# Problema con Back UPS APC BE750G



## Celguzm (Abr 28, 2017)

Estoy revisando un Back UPS APC modelo BE750G que al encenderlo con la batería en buen estado y cargada pita constante y no entrega voltages en las salidas. Ya revisé los fet correspondientes a los brazos del Push Pull y me dan en parámetros. Así como los diodos ultrarápidos de ptencia y demas fet en la placa, he comprobado los optoacopladores y además revisé los relé y conmutan al inyectarle voltage, aislé la pata source del fet con numeración en la placa HS3HS3A y al hacer esto hay voltage en la salida, pero al desconectar la línea AC no conmuta y pita constantemente. No sé si pudiera ser el modulador por ancha de pulso. No tengo plano eléctrico y no sé que senales de referencia podría medir para buscar el o los posibles defectos...  podría alguien orientarme. Saludos para todos y gracias... ...


----------



## Daniel Meza (Abr 28, 2017)

Hola, en caso de que traiga un uC revisa sus líneas básicas, alimentación y reset. Me ha pasado un par de veces que es el micro el que se daña.

Saludos


----------



## Celguzm (Abr 28, 2017)

Hola Daniel. La placa tiene un circuito con alrededor de 60 patas y supongo que estés hablando de ese CI. pero no tengo certeza alguna porque trae una pegatina encima y cuando busco alguna referencia por la descripción q*ue* trae ella, no encuentro nada.

De todas maneras levanté la pegatina y no se ve nada sobre el encapsulado. Así que estoy practicamente ciego en el tema al no tener diagrama alguno de este circuito.? De ser este tendría que existir un conversor analógico-digital o ya este circuito lo trae con el ?...Saludos y gracias


----------



## Daniel Meza (Abr 28, 2017)

Seguro si es ese el micro. ¿Puedes colocar aquí las letras que se vean impresas sobre el?, si se han quedado poco visibles por los residuos de pegamento de la pegatina, intenta limpiar con un algodón y thinner. La idea es obtener su hoja de datos.


----------



## DOSMETROS (May 3, 2017)

Ver si no lleva cristal exterior . . .


----------



## ane1983 (Oct 3, 2021)

Saludos amigos, me regalaron una UPS  igual APC  BE750G; pero no funciona, será posible que puedan ayudarme con el diagrama o manual de servicio, es casi una placa madre con tantos componentes smd. Gracias de antemano


----------



## mcrven (Oct 3, 2021)

ane1983 dijo:


> Saludos amigos, me regalaron una UPS  igual APC  BE750G; pero no funciona, será posible que puedan ayudarme con el diagrama o manual de servicio, es casi una placa madre con tantos componentes smd. Gracias de antemano



Para saber si un UPS funciona, se deben realizar las pruebas iniciales correspondientes:

1)  Desconectado de la RED, instalar la batería(s), estas deben estar en "MUY BUEN" estado (Preferiblemente nuevas) y cargadas.
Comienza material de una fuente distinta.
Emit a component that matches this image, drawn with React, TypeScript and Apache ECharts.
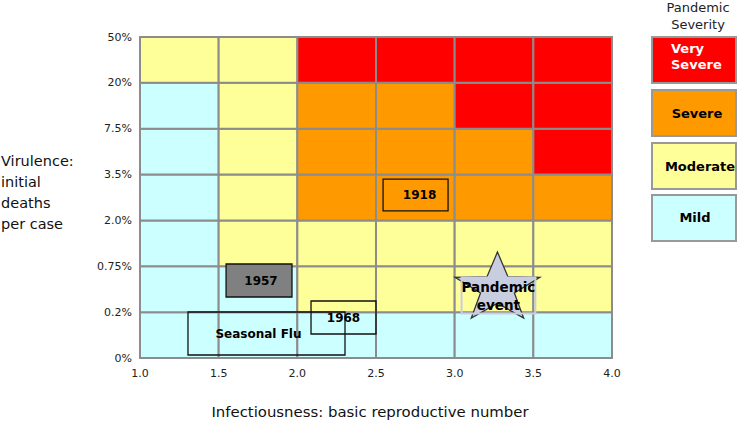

2)  Una vez cumplido el paso 1, se conecta una lámpara INCANDESCENTE a las tomas del UPS y se conecta la toma a la RED y se verifica si encienden luces indicadoras.

3)  Cumplido paso 2, se pulsa el BOTÓN de ENCENDIDO del UPS y se observa si enciende la lámpara incandescente.

Cumplidos los 3 pasos indicados sin el resultado final... PEDIR A YUDA.


----------



## ane1983 (Oct 3, 2021)

Saludos, mcrven ya hice eso y nada


----------